## TASK
Go through the listing and pick out each line with the word "that" in it.

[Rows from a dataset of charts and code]
◆ ◆ ◆

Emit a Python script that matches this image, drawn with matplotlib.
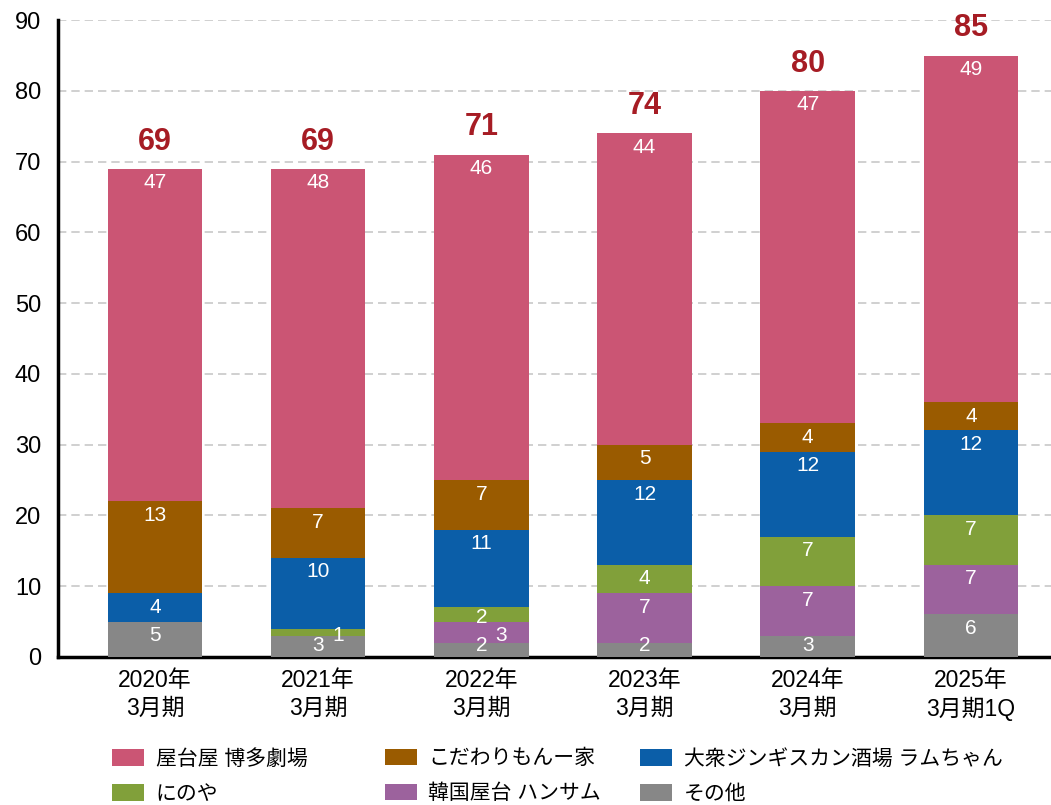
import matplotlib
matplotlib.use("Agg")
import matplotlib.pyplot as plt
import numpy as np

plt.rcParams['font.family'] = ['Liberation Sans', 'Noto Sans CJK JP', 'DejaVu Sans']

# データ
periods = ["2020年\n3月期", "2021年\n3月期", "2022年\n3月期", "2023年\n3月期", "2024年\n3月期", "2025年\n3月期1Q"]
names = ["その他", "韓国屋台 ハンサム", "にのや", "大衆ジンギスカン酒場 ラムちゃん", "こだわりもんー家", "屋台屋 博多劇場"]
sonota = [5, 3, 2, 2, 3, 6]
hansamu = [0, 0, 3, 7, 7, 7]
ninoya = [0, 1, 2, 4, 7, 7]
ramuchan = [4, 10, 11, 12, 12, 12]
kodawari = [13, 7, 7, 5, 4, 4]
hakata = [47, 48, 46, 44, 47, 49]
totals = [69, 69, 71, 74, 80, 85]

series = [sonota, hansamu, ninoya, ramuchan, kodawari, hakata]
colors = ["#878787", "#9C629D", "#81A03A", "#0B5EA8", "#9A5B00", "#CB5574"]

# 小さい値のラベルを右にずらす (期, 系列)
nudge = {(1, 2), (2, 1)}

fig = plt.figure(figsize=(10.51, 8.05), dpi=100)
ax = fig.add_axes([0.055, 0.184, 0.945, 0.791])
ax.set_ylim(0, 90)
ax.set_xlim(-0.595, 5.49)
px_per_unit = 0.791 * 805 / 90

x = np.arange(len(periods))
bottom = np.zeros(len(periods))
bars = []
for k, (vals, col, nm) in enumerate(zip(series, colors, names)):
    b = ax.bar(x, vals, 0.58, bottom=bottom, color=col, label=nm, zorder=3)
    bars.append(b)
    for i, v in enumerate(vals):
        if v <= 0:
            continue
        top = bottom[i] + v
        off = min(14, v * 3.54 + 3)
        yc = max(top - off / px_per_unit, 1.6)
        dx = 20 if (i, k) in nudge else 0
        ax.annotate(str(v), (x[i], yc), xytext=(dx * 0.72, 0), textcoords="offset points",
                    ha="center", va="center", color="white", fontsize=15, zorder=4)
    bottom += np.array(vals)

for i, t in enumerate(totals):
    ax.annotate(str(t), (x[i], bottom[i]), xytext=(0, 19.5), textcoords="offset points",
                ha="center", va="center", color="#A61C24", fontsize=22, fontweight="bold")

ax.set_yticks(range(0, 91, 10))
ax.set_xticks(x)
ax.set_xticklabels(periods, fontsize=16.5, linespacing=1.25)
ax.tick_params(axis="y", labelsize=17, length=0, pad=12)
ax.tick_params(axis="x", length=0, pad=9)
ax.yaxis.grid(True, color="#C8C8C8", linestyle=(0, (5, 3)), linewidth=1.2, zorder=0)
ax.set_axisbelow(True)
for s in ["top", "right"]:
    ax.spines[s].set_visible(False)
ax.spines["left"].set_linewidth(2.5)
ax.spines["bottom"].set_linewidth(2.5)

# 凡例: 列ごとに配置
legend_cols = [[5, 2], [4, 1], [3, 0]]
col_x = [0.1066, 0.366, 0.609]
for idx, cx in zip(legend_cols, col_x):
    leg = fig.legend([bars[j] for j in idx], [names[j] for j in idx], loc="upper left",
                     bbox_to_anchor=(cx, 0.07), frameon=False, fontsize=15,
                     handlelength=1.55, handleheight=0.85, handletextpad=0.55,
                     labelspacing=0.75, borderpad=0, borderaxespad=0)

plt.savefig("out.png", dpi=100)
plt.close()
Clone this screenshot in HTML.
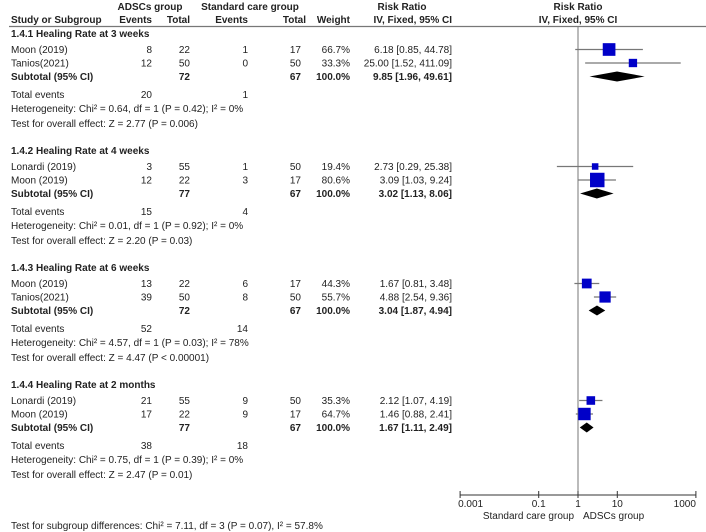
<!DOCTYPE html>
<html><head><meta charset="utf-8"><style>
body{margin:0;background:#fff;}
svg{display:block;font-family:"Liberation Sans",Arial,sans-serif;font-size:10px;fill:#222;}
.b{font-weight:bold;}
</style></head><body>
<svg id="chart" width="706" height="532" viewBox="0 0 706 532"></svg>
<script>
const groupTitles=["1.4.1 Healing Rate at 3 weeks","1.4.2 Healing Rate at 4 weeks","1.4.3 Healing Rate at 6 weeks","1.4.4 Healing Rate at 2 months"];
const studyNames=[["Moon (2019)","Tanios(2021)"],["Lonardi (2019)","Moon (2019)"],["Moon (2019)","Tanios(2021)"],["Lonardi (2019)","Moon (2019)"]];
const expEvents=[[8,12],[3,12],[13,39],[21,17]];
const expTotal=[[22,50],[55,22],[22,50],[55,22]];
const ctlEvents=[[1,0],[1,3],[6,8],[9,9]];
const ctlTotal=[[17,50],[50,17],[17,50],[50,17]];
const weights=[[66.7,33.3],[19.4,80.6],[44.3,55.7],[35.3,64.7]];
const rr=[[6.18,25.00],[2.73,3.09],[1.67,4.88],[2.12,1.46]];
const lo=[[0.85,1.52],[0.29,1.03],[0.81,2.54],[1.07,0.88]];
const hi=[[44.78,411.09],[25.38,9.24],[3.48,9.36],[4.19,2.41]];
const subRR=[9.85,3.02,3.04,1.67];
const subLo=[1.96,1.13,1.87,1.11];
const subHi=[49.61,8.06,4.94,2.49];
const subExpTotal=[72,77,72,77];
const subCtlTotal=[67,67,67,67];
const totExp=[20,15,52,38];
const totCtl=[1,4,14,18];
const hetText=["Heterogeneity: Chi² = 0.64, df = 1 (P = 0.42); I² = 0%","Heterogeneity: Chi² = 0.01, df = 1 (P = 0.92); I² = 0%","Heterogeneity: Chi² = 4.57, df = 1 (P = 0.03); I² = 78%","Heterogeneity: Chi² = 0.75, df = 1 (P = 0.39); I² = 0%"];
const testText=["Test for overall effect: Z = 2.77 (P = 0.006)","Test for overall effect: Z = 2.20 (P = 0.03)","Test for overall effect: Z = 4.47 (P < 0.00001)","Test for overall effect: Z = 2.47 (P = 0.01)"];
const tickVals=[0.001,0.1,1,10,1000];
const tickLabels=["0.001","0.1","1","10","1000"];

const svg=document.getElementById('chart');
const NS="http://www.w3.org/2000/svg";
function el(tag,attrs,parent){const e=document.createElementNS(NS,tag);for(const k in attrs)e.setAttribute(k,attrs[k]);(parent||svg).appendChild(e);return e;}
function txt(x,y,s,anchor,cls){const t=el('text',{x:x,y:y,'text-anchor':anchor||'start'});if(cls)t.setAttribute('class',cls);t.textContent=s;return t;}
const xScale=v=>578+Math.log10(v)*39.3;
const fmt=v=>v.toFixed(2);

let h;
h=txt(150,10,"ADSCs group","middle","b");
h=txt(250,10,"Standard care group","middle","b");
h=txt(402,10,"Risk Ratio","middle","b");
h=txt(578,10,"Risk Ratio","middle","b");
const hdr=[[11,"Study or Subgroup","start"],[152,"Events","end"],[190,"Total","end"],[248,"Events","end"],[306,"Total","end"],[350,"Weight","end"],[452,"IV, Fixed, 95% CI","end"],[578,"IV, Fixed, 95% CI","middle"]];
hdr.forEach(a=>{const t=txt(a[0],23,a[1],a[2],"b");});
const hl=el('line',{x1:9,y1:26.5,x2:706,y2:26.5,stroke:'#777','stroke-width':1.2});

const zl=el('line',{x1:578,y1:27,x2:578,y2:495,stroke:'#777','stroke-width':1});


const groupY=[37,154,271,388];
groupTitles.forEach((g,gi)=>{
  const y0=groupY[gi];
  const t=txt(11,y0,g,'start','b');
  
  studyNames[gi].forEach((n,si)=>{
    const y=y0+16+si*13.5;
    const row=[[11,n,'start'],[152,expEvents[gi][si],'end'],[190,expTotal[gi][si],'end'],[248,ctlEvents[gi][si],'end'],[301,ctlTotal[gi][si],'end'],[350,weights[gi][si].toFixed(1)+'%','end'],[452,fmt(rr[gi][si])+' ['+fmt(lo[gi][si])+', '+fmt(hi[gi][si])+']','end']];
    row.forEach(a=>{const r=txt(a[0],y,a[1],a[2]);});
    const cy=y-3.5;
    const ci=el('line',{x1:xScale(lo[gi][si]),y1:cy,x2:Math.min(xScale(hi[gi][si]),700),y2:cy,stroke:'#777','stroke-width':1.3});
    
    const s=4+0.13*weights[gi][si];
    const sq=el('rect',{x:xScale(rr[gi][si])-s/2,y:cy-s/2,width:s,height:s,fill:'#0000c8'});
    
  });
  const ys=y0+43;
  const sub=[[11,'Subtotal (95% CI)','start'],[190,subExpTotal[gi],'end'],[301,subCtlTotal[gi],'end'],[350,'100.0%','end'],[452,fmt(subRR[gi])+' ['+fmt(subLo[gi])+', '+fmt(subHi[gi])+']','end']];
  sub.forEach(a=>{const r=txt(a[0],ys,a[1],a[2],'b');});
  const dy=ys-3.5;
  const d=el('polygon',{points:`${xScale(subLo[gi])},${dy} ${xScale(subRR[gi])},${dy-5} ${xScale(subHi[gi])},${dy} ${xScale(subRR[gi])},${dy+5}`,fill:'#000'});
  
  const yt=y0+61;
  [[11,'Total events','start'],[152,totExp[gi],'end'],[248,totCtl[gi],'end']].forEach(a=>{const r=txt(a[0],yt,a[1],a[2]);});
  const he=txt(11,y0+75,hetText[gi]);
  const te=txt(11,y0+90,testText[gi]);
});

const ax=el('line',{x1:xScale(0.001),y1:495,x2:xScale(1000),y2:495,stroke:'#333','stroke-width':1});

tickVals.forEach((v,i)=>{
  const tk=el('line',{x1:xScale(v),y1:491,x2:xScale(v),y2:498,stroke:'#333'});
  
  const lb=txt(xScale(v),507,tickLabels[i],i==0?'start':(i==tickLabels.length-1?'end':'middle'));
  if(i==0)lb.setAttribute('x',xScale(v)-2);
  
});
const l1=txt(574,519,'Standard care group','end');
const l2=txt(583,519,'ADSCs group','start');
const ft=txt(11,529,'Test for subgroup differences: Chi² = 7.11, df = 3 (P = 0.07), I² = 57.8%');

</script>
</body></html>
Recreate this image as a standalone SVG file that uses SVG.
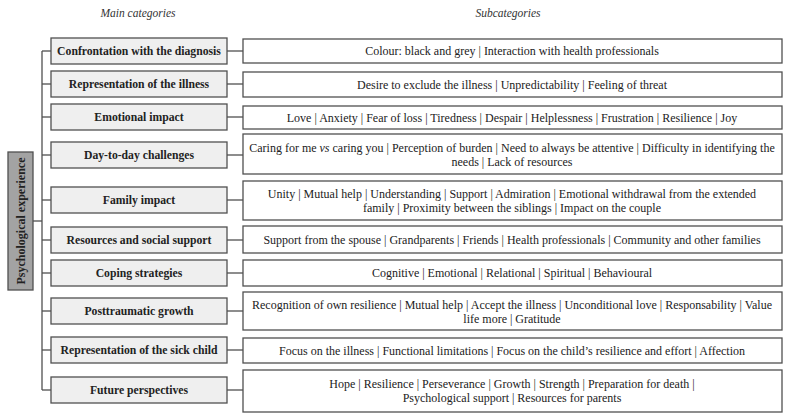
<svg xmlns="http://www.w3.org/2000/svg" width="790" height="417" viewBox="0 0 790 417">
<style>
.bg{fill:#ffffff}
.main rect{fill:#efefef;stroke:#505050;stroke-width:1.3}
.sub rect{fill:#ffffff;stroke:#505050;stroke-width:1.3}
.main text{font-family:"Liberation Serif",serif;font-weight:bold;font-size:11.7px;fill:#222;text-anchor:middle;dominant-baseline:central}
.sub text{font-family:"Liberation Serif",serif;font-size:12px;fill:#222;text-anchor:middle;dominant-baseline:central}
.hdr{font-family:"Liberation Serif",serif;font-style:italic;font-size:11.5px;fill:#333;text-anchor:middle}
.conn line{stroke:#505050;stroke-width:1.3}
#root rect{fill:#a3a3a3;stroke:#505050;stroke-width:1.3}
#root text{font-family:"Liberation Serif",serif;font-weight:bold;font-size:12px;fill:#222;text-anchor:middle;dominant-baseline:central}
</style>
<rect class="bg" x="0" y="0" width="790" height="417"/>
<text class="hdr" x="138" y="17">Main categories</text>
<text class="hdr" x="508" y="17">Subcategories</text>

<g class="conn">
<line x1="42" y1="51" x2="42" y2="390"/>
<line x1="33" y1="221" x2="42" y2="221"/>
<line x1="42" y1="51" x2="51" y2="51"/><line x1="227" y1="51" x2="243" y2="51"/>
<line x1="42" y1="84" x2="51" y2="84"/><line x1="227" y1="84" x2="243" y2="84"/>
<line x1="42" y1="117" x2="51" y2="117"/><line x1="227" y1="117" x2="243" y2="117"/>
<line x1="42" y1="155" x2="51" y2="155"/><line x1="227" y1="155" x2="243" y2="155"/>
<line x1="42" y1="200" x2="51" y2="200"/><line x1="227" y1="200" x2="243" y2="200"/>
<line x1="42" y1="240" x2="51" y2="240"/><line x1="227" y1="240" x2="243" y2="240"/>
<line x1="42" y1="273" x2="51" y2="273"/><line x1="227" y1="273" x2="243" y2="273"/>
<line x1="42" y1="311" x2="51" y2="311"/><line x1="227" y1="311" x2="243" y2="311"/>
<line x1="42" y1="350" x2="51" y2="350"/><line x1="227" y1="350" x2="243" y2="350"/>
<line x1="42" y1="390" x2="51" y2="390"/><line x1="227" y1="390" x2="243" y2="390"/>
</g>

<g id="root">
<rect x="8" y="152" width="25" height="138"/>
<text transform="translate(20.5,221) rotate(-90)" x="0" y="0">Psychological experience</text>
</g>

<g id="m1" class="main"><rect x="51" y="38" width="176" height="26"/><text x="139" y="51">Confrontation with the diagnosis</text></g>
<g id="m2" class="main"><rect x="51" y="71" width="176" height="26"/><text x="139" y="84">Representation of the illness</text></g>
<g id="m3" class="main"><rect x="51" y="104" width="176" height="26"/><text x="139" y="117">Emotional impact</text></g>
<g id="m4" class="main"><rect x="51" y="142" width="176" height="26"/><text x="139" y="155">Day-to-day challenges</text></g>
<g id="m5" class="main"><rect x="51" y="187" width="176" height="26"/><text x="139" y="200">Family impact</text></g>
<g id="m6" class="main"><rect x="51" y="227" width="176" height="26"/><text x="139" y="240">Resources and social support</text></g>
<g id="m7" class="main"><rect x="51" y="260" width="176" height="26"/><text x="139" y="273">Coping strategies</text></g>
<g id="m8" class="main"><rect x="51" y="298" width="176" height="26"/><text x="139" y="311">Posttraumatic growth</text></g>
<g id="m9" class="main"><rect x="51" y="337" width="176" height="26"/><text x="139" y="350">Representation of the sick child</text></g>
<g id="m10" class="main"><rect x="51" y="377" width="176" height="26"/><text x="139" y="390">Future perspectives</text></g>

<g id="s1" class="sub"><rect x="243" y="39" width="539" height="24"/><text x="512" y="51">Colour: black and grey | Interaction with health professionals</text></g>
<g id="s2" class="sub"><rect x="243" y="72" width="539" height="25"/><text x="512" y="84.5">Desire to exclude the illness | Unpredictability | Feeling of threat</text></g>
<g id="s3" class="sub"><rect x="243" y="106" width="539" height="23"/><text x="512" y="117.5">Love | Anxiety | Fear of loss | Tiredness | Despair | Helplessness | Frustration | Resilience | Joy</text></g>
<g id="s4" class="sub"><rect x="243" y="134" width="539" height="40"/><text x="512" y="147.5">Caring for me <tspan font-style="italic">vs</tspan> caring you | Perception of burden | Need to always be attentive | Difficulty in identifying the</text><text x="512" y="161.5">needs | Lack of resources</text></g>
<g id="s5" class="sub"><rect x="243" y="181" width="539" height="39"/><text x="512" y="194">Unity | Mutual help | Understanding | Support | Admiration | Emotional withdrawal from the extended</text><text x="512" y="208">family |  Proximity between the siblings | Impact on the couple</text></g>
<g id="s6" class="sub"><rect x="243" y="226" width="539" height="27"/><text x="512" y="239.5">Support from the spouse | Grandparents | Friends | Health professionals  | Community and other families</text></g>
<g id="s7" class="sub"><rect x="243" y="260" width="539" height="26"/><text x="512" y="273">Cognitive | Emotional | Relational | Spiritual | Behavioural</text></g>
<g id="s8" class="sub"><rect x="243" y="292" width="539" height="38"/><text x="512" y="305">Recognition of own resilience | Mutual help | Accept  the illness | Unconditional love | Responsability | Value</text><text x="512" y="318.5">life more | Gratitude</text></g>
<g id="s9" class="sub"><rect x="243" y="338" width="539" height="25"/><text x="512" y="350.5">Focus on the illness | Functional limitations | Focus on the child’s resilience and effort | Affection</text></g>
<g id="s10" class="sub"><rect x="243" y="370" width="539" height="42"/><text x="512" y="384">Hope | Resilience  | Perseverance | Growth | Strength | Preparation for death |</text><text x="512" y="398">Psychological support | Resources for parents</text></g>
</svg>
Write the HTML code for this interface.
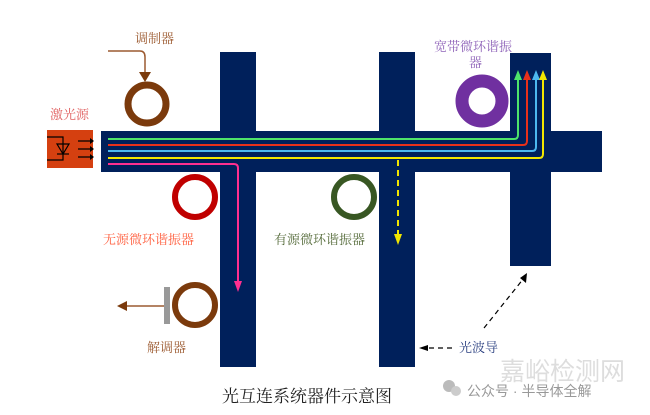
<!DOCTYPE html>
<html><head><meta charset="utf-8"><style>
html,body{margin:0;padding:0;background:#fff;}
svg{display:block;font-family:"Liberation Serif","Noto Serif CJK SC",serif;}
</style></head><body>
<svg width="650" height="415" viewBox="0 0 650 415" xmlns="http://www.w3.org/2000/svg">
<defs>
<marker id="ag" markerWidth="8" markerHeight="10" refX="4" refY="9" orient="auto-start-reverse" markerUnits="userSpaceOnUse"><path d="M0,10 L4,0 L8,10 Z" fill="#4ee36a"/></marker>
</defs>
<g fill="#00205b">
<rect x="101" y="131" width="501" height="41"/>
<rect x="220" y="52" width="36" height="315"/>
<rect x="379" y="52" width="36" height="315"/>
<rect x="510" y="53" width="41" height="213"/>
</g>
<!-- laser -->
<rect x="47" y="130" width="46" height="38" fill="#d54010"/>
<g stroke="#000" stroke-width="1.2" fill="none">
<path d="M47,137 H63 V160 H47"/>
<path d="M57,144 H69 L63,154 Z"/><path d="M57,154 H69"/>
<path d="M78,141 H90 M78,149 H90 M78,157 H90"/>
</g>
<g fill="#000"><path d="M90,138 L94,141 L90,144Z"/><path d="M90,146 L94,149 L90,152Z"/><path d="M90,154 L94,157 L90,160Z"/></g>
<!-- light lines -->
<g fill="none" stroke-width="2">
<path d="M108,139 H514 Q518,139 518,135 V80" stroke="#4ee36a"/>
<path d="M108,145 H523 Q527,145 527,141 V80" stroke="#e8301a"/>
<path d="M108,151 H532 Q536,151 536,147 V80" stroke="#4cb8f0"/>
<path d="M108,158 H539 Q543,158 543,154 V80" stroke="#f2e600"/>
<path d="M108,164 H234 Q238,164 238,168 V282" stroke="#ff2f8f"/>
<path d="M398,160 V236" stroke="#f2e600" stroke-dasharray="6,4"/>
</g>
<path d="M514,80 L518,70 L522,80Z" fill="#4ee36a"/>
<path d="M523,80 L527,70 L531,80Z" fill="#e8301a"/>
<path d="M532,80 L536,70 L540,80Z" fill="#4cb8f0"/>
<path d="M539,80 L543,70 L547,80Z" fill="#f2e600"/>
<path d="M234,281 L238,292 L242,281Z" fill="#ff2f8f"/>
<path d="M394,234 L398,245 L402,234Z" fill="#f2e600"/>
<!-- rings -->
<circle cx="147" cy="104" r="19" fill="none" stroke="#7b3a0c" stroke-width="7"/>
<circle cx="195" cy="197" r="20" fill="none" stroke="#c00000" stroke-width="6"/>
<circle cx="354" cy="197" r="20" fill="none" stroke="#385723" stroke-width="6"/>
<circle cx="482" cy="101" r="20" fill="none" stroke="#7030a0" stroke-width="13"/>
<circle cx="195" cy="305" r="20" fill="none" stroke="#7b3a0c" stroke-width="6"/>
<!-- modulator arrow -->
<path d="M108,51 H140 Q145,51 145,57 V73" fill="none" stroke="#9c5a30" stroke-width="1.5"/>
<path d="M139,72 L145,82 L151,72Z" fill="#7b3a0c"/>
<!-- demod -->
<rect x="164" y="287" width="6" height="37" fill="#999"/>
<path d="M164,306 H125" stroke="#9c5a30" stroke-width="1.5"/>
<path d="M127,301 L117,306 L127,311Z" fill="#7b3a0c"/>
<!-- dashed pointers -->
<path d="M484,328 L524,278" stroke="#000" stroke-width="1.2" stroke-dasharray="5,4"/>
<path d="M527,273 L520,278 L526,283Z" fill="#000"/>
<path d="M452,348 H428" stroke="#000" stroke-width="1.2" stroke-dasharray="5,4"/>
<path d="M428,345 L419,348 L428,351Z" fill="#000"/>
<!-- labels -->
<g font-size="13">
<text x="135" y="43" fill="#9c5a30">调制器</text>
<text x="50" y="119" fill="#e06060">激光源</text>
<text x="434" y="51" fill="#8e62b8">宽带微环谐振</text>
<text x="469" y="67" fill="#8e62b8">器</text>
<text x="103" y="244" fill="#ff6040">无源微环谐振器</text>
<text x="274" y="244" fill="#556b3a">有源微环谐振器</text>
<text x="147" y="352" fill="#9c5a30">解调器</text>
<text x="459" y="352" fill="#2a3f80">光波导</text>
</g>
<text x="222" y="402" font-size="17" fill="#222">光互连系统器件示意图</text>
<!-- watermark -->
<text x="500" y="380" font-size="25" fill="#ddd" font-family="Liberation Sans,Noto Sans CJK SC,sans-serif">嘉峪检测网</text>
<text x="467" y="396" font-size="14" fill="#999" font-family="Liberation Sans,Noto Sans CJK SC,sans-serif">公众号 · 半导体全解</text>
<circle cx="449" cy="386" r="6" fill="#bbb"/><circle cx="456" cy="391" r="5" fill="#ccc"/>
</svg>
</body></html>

◆ ◆ ◆

## SOLUTION FOR THIS TASK
Emit a Python script that matches this image, drawn with matplotlib.
Recreate this image as a standalone SVG file that uses SVG.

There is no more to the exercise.